Tuesday, November 10, 2015

90 FROM THE 90S : PART SEVENTEEN


DC vs Marvel
It was a crossover of such scale that fans could hardly have believed it would happen in their lifetimes, but what if we told them that it would involve a bullshit character no one cared about and inane cosmic entities too alien and distant to relate to with a cosmic threat so vaguely defined as to be nothing but smoke and mirrors? Ah, now it sounds more feasible.

The Marvel vs DC/DC vs Marvel crossover slammed together the two universes for a prolonged series of fight vignettes, like a montage of those we lost at a comicon masquerade on a night when someone slipped bath salts into the Mountain Dew bottles. With each fight lasting a page or two and decided by fan votes, there wasn’t much story to be had. What little there was involved Access, a dimension-hopping superhero whose power was that he could facilitate crossovers – a superhero who generates short-term income from the speculator market, the greatest superpower of all! – and interdimensional deities representing the Marvel and DC universes and who couldn’t decide if they wanted to fuck or fight. For the former, see also the Amalgam Universe.

If there’s anything particularly interesting about any of this, it’s that DC and Marvel jointly own Access, making him both the most unique character in the companies’ histories and also a character who’s too unwieldy to employ in stories for the most part, so, well done there folks.


Tundra Publishing
Tundra was born out of the highest ideals of the business of independent comics; creative freedom, artistic aspiration, financial reward, creator ownership, experimentation and expansion of the storytelling potential of comics. Unfortunately, it was midwifed by combination of business and friendship, the killer of all endeavors.

Owned, operated and founded by Teenage Mutant Ninja Turtle co-creator Kevin Eastman, the line went on to host talents like Jim Woodring, Mike Allred, Steve Bissette, Al Columbia, Scott McCloud and dozens more, producing high-end collectible editions which more resembled art books than comic books. Unfortunately, this also meant that Tundra blew threw $14 million in three years, and despite what you may think, that movie money only goes so far. They'd need another six or seven Teenage Mutant Ninja Turtles movies to finish Doghead. 


Spawn
It may seem impossible, but the 1990s simply would not have happened without Image Comics, and Image Comics would not have happened without Todd McFarlane, and Todd McFarlane would not have happened without Spawn. Trust me, it's a "for want of a nail" kind of scenario, if Todd had never put fluorescent green pen to paper, we would've gone right from 1989 to 2000, screwing up the Oscars and the Olympics and all kinds of things.

One of the accolades rarely heaped upon the head of one of the highest-profile heroes of the 1990s was that Spawn was, arguably, the highest-profile black superhero in comics, television and film - you know, when he was actually drawn as black. Most of the time he wore a mask, and under that mask he had a messed-up hamburger meat face, and then when he did use his powers to become human, he because a white surfer dude-lookin' motherfucker. Irony, I guess?

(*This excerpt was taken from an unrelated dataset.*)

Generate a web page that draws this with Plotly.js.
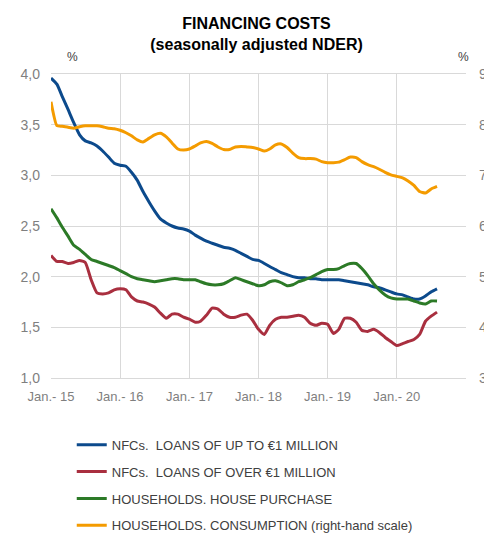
<!DOCTYPE html>
<html>
<head>
<meta charset="utf-8">
<script src="https://cdn.plot.ly/plotly-3.0.1.min.js"></script>
<style>
  body { margin: 0; background: #fff; }
  #chart { width: 484px; height: 536px; }
</style>
</head>
<body>
<div id="chart"></div>
<script>
// monthly, Jan 2015 .. Aug 2020
var months = [];
for (var yr = 2015; yr <= 2020; yr++) {
  for (var mo = 1; mo <= 12; mo++) {
    if (yr === 2020 && mo > 8) break;
    months.push(yr + "-" + (mo < 10 ? "0" + mo : mo) + "-01");
  }
}

var nfcSmall = [3.96, 3.90, 3.78, 3.65, 3.52, 3.40, 3.34, 3.32, 3.29, 3.24, 3.18, 3.12,
  3.10, 3.09, 3.03, 2.95, 2.84, 2.74, 2.65, 2.57, 2.53, 2.50, 2.48, 2.47,
  2.45, 2.41, 2.38, 2.35, 2.33, 2.31, 2.29, 2.28, 2.26, 2.23, 2.20, 2.17,
  2.16, 2.13, 2.10, 2.07, 2.04, 2.02, 2.00, 1.99, 1.99, 1.98, 1.98, 1.97,
  1.97, 1.97, 1.97, 1.96, 1.95, 1.94, 1.93, 1.92, 1.90, 1.89, 1.87, 1.85,
  1.83, 1.82, 1.80, 1.78, 1.78, 1.81, 1.85, 1.88];

var nfcLarge = [2.21, 2.15, 2.15, 2.13, 2.14, 2.16, 2.14, 1.97, 1.84, 1.83, 1.84, 1.87,
  1.88, 1.87, 1.80, 1.76, 1.75, 1.73, 1.70, 1.64, 1.59, 1.63, 1.63, 1.60,
  1.58, 1.55, 1.56, 1.62, 1.69, 1.68, 1.63, 1.60, 1.60, 1.62, 1.63, 1.57,
  1.48, 1.43, 1.52, 1.58, 1.60, 1.60, 1.61, 1.62, 1.60, 1.54, 1.52, 1.54,
  1.53, 1.44, 1.48, 1.59, 1.59, 1.55, 1.47, 1.46, 1.48, 1.45, 1.40, 1.36,
  1.32, 1.34, 1.36, 1.38, 1.43, 1.56, 1.61, 1.65];

var housePurchase = [2.67, 2.58, 2.49, 2.40, 2.31, 2.27, 2.22, 2.17, 2.15, 2.13, 2.11, 2.09,
  2.06, 2.03, 2.00, 1.98, 1.97, 1.96, 1.95, 1.96, 1.97, 1.98, 1.98, 1.97,
  1.97, 1.97, 1.95, 1.93, 1.92, 1.92, 1.93, 1.96, 1.99, 1.97, 1.95, 1.93,
  1.91, 1.92, 1.95, 1.96, 1.94, 1.91, 1.92, 1.95, 1.97, 1.99, 2.02, 2.05,
  2.07, 2.07, 2.08, 2.11, 2.13, 2.13, 2.08, 2.01, 1.93, 1.87, 1.82, 1.79,
  1.78, 1.78, 1.78, 1.76, 1.74, 1.73, 1.76, 1.76];

var consumption = [8.45, 7.98, 7.97, 7.95, 7.93, 7.96, 7.98, 7.98, 7.98, 7.96, 7.93, 7.92,
  7.89, 7.84, 7.78, 7.70, 7.66, 7.73, 7.80, 7.83, 7.76, 7.64, 7.52, 7.50,
  7.52, 7.58, 7.64, 7.67, 7.63, 7.56, 7.51, 7.51, 7.56, 7.57, 7.56, 7.55,
  7.52, 7.48, 7.52, 7.60, 7.62, 7.55, 7.44, 7.35, 7.33, 7.33, 7.32, 7.27,
  7.25, 7.25, 7.26, 7.31, 7.36, 7.35, 7.27, 7.21, 7.17, 7.12, 7.06, 7.01,
  6.98, 6.95, 6.89, 6.80, 6.68, 6.65, 6.73, 6.78];

var yearTicks = ["2015-01-01", "2016-01-01", "2017-01-01", "2018-01-01", "2019-01-01", "2020-01-01"];
var yearLabels = ["Jan.- 15", "Jan.- 16", "Jan.- 17", "Jan.- 18", "Jan.- 19", "Jan.- 20"];

var seriesNames = [
  "NFCs.  LOANS OF UP TO €1 MILLION",
  "NFCs.  LOANS OF OVER €1 MILLION",
  "HOUSEHOLDS. HOUSE PURCHASE",
  "HOUSEHOLDS. CONSUMPTION (right-hand scale)"
];
var colors = ["#0c4a8c", "#a92f3f", "#2c7a27", "#f49b00"];

function lineTrace(y, i, axis) {
  return {
    x: months,
    y: y,
    name: seriesNames[i],
    type: "scatter",
    mode: "lines",
    yaxis: axis,
    legendgroup: "g" + i,
    line: { color: colors[i], width: 3, shape: "spline", smoothing: 0.5 }
  };
}

var data = [
  lineTrace(nfcSmall, 0, "y"),
  lineTrace(nfcLarge, 1, "y"),
  lineTrace(housePurchase, 2, "y"),
  lineTrace(consumption, 3, "y2")
];

var grey = "#7f7f7f";
var gridCol = "#d9d9d9";

var layout = {
  width: 484,
  height: 536,
  margin: { l: 51, r: 18, t: 74, b: 158, autoexpand: false },
  paper_bgcolor: "#fff",
  plot_bgcolor: "#fff",
  font: { family: "Liberation Sans, Arial, sans-serif", size: 13, color: grey },
  separators: ",.",
  showlegend: true,
  title: {
    text: "<b>FINANCING COSTS</b><br><b>(seasonally adjusted NDER)</b>",
    font: { size: 16, color: "#000" },
    x: 0.53, xanchor: "center",
    yref: "container",
    y: 0.945, yanchor: "middle"
  },
  xaxis: {
    type: "date",
    range: ["2015-01-01", "2021-01-01"],
    tickvals: yearTicks,
    ticktext: yearLabels,
    showgrid: true,
    gridcolor: gridCol,
    showline: true,
    mirror: true,
    linecolor: gridCol,
    zeroline: false,
    ticks: "",
    ticklabelstandoff: 6,
    tickfont: { size: 13, color: grey },
    fixedrange: true
  },
  yaxis: {
    range: [1, 4],
    dtick: 0.5,
    tickformat: ".1f",
    showgrid: true,
    gridcolor: gridCol,
    zeroline: false,
    ticks: "",
    ticklabelstandoff: 10,
    tickfont: { size: 14, color: grey },
    fixedrange: true
  },
  yaxis2: {
    range: [3, 9],
    dtick: 1,
    overlaying: "y",
    side: "right",
    showgrid: false,
    zeroline: false,
    ticks: "",
    ticklabelstandoff: 12,
    tickfont: { size: 14, color: grey },
    fixedrange: true
  },
  legend: {
    x: 0.05, xanchor: "left",
    y: -0.17, yanchor: "top",
    orientation: "v",
    traceorder: "grouped",
    tracegroupgap: 7,
    font: { size: 13, color: "#404040" },
    bgcolor: "rgba(0,0,0,0)"
  },
  annotations: [
    { text: "%", xref: "paper", yref: "paper", x: 0.053, y: 1.055, xanchor: "center", yanchor: "middle",
      showarrow: false, font: { size: 12, color: "#404040" } },
    { text: "%", xref: "paper", yref: "paper", x: 0.995, y: 1.055, xanchor: "center", yanchor: "middle",
      showarrow: false, font: { size: 12, color: "#404040" } }
  ]
};

Plotly.newPlot("chart", data, layout, { displayModeBar: false, staticPlot: true });
</script>
</body>
</html>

Possibly the best quality possessed by Spawn was "confusion," as the dense and impenetrable artwork was buried beneath mounds of word balloons, and even if you could follow what was going on there ended up being like ten different Spawn books and a whole run produced by other creators, and that led to a WHOLE different can of worms. 


Bart SearsThe hypermuscled male figures and hypersexualized female figures of the 1990s found their apotheosis in one man, Bart Sears, master of the super-inflated pec and the beachball-sized calf muscle. Merging seamlessly with the glossy, gradiated coloring technologies of the era, Sears produced a limitless parade of shiny, hairless, squeaking living beachballs arranged in human shape, as bold and bombastic as the era in which he flourished.

His series of "Brutes and Babes" lessons in the pages of Wizard magazine undoubtedly taught an entire generation of kids how to fit ten pounds of muscle fiber into a three-pound skinbag, and also gave the stragglers something masturbate about.   


Coatcheck
If you're grittiying your superheroes by ten-to-twenty percent, one of the aspects you'll have to be sure to include is the jacket, the one mandatory piece of costuming for any superhero taking to the comic pages in the 1990s. From Gambit to Grifter to Wonder Woman to Nomad, it was far less important to sport body armor, emergency weapons, communication gear and shielding as it was to, you know, look cool man. I mean, just look like a total badass. Plus I guess it's a place to keep your car keys.

1 comment:

Tom said...

Did Grifter also pioneer the "mask that somehow fuses perfectly with the hairline" look?

I remember watching the terrible WildC.A.T.S. cartoon (it came on just before Exo-Squad) and never being able to figure out what Grifter's power was. I just looked it up on Wikipedia and I still don't know, although now I know that he was voiced by the same guy who voiced Tintin. Does he ever even actually grift anybody either? God, what a dumb character.